Disability and discrimination
By Tjiueza Tjombumbi.
March 1st, is Zero Discrimination Day, the United Nations together with other international organizations created this day to combat all forms of discrimination. Zero Discrimination Day is an annual day celebrated and promotes equality before the law and in practice, throughout all of the member countries of the UN, including Namibia.
The day was first celebrated on March 1st, 2014, and was launched by UNAIDS Executive Director Michel Sidibé on 27 February 2014. As we all know people are often discriminated against because of their HIV status. However, there are so many reasons why people are discriminated against, all of them unjust.
One of the things which we need to do is to create a world and a nation with zero discrimination, to speak up and prevent discrimination from standing in the way of achieving ambitions, goals and dreams. As a disability advocate in my personal capacity and an employee of the National Disability Council of Namibia (NDCN) this is a topic that is close to my heart. Persons with disabilities are constantly discriminated against, often without others being aware of it.
Buildings, public transport, infrastructure, cities and towns and generally life discriminates against people with disabilities. Moreso, those with the visually impaired and the deaf community are discriminated against.

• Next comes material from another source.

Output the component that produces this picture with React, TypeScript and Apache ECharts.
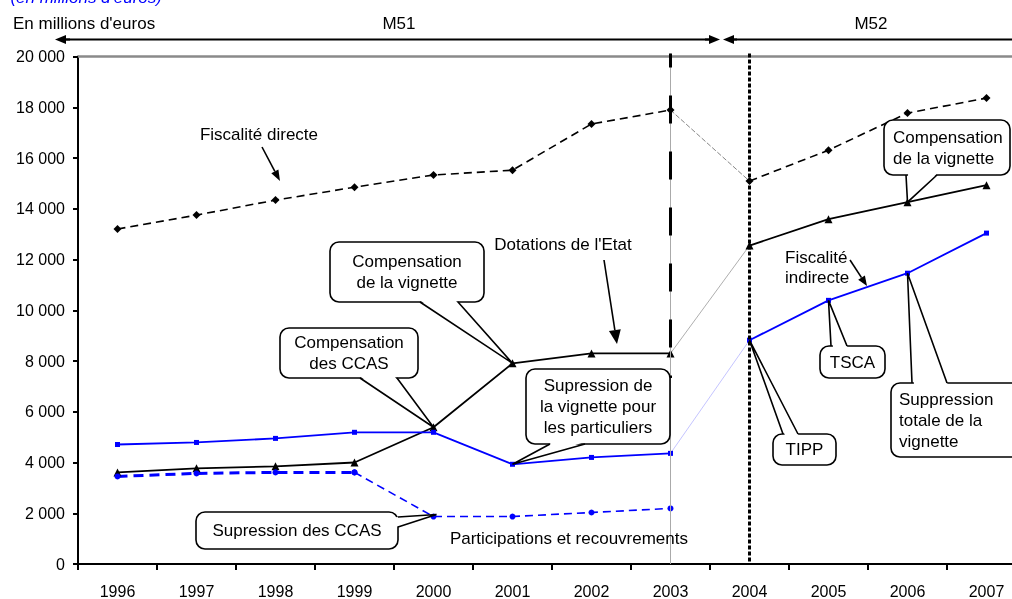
import React, { useEffect, useRef } from "react";
import * as echarts from "echarts";

// ---- Data ----
const years = ["1996", "1997", "1998", "1999", "2000", "2001", "2002", "2003", "2004", "2005", "2006", "2007"];
const fiscaliteDirecte = [13200, 13750, 14340, 14850, 15330, 15520, 17340, 17890, 15090, 16310, 17770, 18360];
const dotationsEtat = [3610, 3770, 3850, 4000, 5390, 7910, 8300, 8300, 12550, 13590, 14260, 14930];
const fiscaliteIndirecte = [4710, 4790, 4950, 5190, 5190, 3930, 4200, 4360, 8820, 10390, 11460, 13040];
const participations: (number | null)[] = [3450, 3570, 3610, 3610, 1870, 1870, 2030, 2190, null, null, null, null];
const yMin = 0;
const yMax = 20000;
const yInterval = 2000;

const FONT = '"Liberation Sans", Arial, sans-serif';

function seg(arr: (number | null)[], from: number, to: number) {
  return arr.map((v, i) => (i >= from && i <= to ? v : null));
}

function fmt(v: number) {
  return String(v).replace(/\B(?=(\d{3})+(?!\d))/g, " ");
}

type Pt = [number, number];

function arrow(x1: number, y1: number, x2: number, y2: number, len: number, w: number, lw: number, z = 120) {
  const a = Math.atan2(y2 - y1, x2 - x1);
  const bx = x2 - len * Math.cos(a);
  const by = y2 - len * Math.sin(a);
  const nx = -Math.sin(a);
  const ny = Math.cos(a);
  return [
    { type: "line", z, shape: { x1, y1, x2: bx, y2: by }, style: { stroke: "#000", lineWidth: lw } },
    {
      type: "polygon",
      z,
      shape: { points: [[x2, y2], [bx + (nx * w) / 2, by + (ny * w) / 2], [bx - (nx * w) / 2, by - (ny * w) / 2]] },
      style: { fill: "#000" },
    },
  ];
}

function callout(
  box: [number, number, number, number],
  tip: Pt,
  b1: Pt,
  b2: Pt,
  text: string,
  align: "center" | "left",
  textX?: number
) {
  const [x, y, w, h] = box;
  const cx = x + w / 2;
  const cy = y + h / 2;
  const inset = (p: Pt): Pt => {
    const dx = cx - p[0];
    const dy = cy - p[1];
    const d = Math.hypot(dx, dy) || 1;
    return [p[0] + (dx / d) * 2.5, p[1] + (dy / d) * 2.5];
  };
  const i1 = inset(b1);
  const i2 = inset(b2);
  return [
    { type: "rect", z: 110, shape: { x, y, width: w, height: h, r: 9 }, style: { fill: "#fff", stroke: "#000", lineWidth: 1.6 } },
    { type: "polygon", z: 111, shape: { points: [i1, tip, i2] }, style: { fill: "#fff" } },
    { type: "polyline", z: 112, shape: { points: [b1, tip, b2] }, style: { stroke: "#000", lineWidth: 1.6, fill: null } },
    {
      type: "text",
      z: 113,
      style: {
        text,
        x: align === "center" ? cx : (textX as number),
        y: cy,
        align,
        verticalAlign: "middle",
        fontSize: 17,
        fontFamily: FONT,
        lineHeight: 21,
        fill: "#000",
      },
    },
  ];
}

function label(text: string, x: number, y: number, align: string = "center", extra: any = {}) {
  return {
    type: "text",
    z: 113,
    style: { text, x, y, align, verticalAlign: "middle", fontSize: 17, fontFamily: FONT, lineHeight: 20, fill: "#000", ...extra },
  };
}

export default function App() {
  const ref = useRef<HTMLDivElement>(null);

  useEffect(() => {
    if (!ref.current) return;
    const chart = echarts.init(ref.current, null, { renderer: "svg" });

    const lineSeries = (
      data: (number | null)[],
      color: string,
      width: number,
      type: any,
      symbol: string,
      symbolSize: number,
      showSymbol = true,
      extra: any = {}
    ) => ({
      type: "line",
      data,
      symbol,
      symbolSize,
      showSymbol,
      connectNulls: false,
      itemStyle: { color },
      lineStyle: { color, width, type },
      z: 5,
      ...extra,
    });

    const option: any = {
      animation: false,
      grid: { left: 78, right: 0, top: 56.5, bottom: 35 },
      xAxis: {
        type: "category",
        data: years,
        boundaryGap: true,
        axisLine: { lineStyle: { color: "#000", width: 2 } },
        axisTick: { show: true, length: 6, lineStyle: { color: "#000", width: 2 } },
        axisLabel: { color: "#000", fontSize: 16, fontFamily: FONT, margin: 19 },
        splitLine: { show: false },
      },
      yAxis: {
        type: "value",
        min: yMin,
        max: yMax,
        interval: yInterval,
        axisLine: { show: true, lineStyle: { color: "#000", width: 2 } },
        axisTick: { show: true, length: 5, lineStyle: { color: "#000", width: 2 } },
        axisLabel: { color: "#000", fontSize: 16, fontFamily: FONT, margin: 13, formatter: (v: number) => fmt(v) },
        splitLine: { show: false },
      },
      series: [
        lineSeries(seg(fiscaliteDirecte, 0, 7), "#000", 1.6, [8, 5], "diamond", 8, true, {
          markLine: {
            silent: true,
            symbol: "none",
            label: { show: false },
            lineStyle: { color: "#8a8a8a", width: 2.5, type: "solid" },
            data: [{ yAxis: yMax }],
          },
        }),
        lineSeries(seg(fiscaliteDirecte, 7, 8), "#666", 0.8, [5, 2], "none", 0, false),
        lineSeries(seg(fiscaliteDirecte, 8, 11), "#000", 1.6, [8, 5], "diamond", 8),
        lineSeries(seg(dotationsEtat, 0, 7), "#000", 1.8, "solid", "triangle", 8),
        lineSeries(seg(dotationsEtat, 7, 8), "#999", 0.8, "solid", "none", 0, false),
        lineSeries(seg(dotationsEtat, 8, 11), "#000", 1.8, "solid", "triangle", 8),
        lineSeries(seg(fiscaliteIndirecte, 0, 7), "#0000ff", 1.8, "solid", "rect", 5),
        lineSeries(seg(fiscaliteIndirecte, 7, 8), "rgba(90,90,255,0.45)", 0.8, "solid", "none", 0, false),
        lineSeries(seg(fiscaliteIndirecte, 8, 11), "#0000ff", 1.8, "solid", "rect", 5),
        lineSeries(seg(participations, 0, 3), "#0000ff", 3, [10, 6], "circle", 6),
        lineSeries(seg(participations, 3, 7), "#0000ff", 1.6, [8, 5], "circle", 6),
      ],
    };

    chart.setOption(option);

    const px = (i: number, v: number): Pt => chart.convertToPixel({ gridIndex: 0 }, [i, v]) as Pt;
    const yTop = px(0, yMax)[1];
    const yBot = px(0, yMin)[1];
    const x2003 = px(7, 0)[0];
    const x2004 = px(8, 0)[0];

    const de = (i: number) => px(i, dotationsEtat[i]);
    const fi = (i: number) => px(i, fiscaliteIndirecte[i]);
    const pr = (i: number) => px(i, participations[i] as number);

    const els: any[] = [];

    // blue truncated title (cut at the top edge as in the source)
    els.push({
      type: "text",
      z: 113,
      style: { text: "(en millions d'euros)", x: 162, y: 6, align: "right", verticalAlign: "bottom", fontSize: 17, fontStyle: "italic", fontFamily: FONT, fill: "#0000ff" },
    });
    els.push(label("En millions d'euros", 13, 23, "left"));
    els.push(label("M51", 399, 23));
    els.push(label("M52", 871, 23));

    // M51 / M52 arrows
    els.push({ type: "line", z: 100, shape: { x1: 60, y1: 39.5, x2: 712, y2: 39.5 }, style: { stroke: "#000", lineWidth: 2 } });
    els.push({ type: "line", z: 100, shape: { x1: 730, y1: 39.5, x2: 1030, y2: 39.5 }, style: { stroke: "#000", lineWidth: 2 } });
    els.push(...arrow(70, 39.5, 55, 39.5, 11, 9, 2));
    els.push(...arrow(705, 39.5, 720, 39.5, 11, 9, 2));
    els.push(...arrow(737, 39.5, 723, 39.5, 11, 9, 2));

    // vertical separators
    els.push({ type: "line", z: 50, shape: { x1: x2003, y1: yTop - 3, x2: x2003, y2: yBot }, style: { stroke: "#aaa", lineWidth: 1 } });
    els.push({
      type: "line",
      z: 51,
      shape: { x1: x2003, y1: yTop - 3, x2: x2003, y2: 378 },
      style: { stroke: "#000", lineWidth: 3, lineDash: [28, 28], lineDashOffset: 14 },
    });
    els.push({
      type: "line",
      z: 51,
      shape: { x1: x2004, y1: yTop - 3, x2: x2004, y2: yBot },
      style: { stroke: "#000", lineWidth: 3, lineDash: [4, 2] },
    });

    // free labels with arrows
    els.push(label("Fiscalité directe", 259, 134));
    els.push(...arrow(262, 147, 280, 181, 11, 8, 1.6));
    els.push(label("Dotations de l'Etat", 563, 244));
    els.push(...arrow(604, 260, 617, 344, 14, 12, 1.6));
    els.push(label("Participations et recouvrements", 688, 538, "right"));
    els.push(label("Fiscalité\nindirecte", 785, 267, "left"));
    els.push(...arrow(850, 260, 867, 286, 10, 8, 1.6));

    // callouts
    els.push(...callout([330, 242, 154, 60], de(5), [420, 302], [458, 302], "Compensation\nde la vignette", "center"));
    els.push(...callout([280, 328, 138, 50], de(4), [360, 378], [397, 378], "Compensation\ndes CCAS", "center"));
    const p2000 = pr(4);
    els.push(...callout([196, 512, 202, 37], [p2000[0] + 3, p2000[1] - 2], [398, 517], [398, 527], "Supression des CCAS", "center"));
    els.push(...callout([526, 369, 144, 75], fi(5), [550, 444], [585, 444], "Supression de\nla vignette pour\nles particuliers", "center"));
    els.push(...callout([884, 120, 126, 55], de(10), [906, 175], [937, 175], "Compensation\nde la vignette", "left", 893));
    els.push(...callout([820, 346, 65, 32], fi(9), [831, 346], [847, 346], "TSCA", "center"));
    els.push(...callout([773, 434, 63, 31], fi(8), [783, 434], [798, 434], "TIPP", "center"));
    els.push(...callout([891, 383, 140, 74], fi(10), [912, 383], [947, 383], "Suppression\ntotale de la\nvignette", "left", 899));

    chart.setOption({ graphic: { elements: els } });

    return () => chart.dispose();
  }, []);

  return (
    <div style={{ position: "fixed", left: 0, top: 0, width: 1012, height: 599, overflow: "hidden" }}>
      <div ref={ref} style={{ width: 1026, height: 599 }} />
    </div>
  );
}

In this article, I would like to simply point out how persons with disabilities are discriminated against. Days like Zero Discrimination Day, give us a great opportunity to have this conversation. We won’t wave discrimination away by waving a magic wand, but we can start by facing up to facts.
People would be horrified if they were told that they discriminate against persons with disabilities, however, most do discriminate without knowing it. It starts with accessibility and the lack thereof, we don’t plan or create the infrastructure that is wheelchair accessible. But, the lack of wheelchair accessibility is just the tip of the iceberg.
Our society is simply not designed for people who are deaf or visually impaired. How do people that are visually impaired check a menu, without a Braille menu, or some other way to access a menu, maybe through audio? People park their cars in the parking bay meant for somebody with physical disabilities without a second thought as to whether they should. They are always just quickly ‘running in for an errand.’ It simply does not occur to people that those parking spaces need to be kept open for a reason. More so, most security guards, give that parking away for a few coins and when a person needs to park there, the spot is already occupied. The same goes for toilets with wheelchair access, these toilets need to remain open for persons with disabilities and not to be used and abused because people can’t be bothered to use the toilet up or downstairs. Sometimes these toilets are used as storerooms.
It is essential that we as a nation break the cycle of prejudices that we have towards persons with disabilities. Just because they are visually impaired or deaf, does not mean that they cannot be a full-time and productive member of an organization or company for example. They do not want special treatment, they just want to be seen for what they are, which is members of society that want to participate equally and fully. Persons with disabilities are stigmatized, treated and talked to like children this should never happen. If we do not address this discrimination head-on, it will never be eradicated.
As stated earlier, most people are not even aware they are discriminating against persons with disabilities, and that is why Zero Discrimination Day is so important. It is a great opportunity to continue raising awareness on discrimination against persons with disabilities in order to change people’s perceptions and attitudes. The more we talk about it, the more it will become the norm to make society more inclusive and accessible for all including to with disabilities.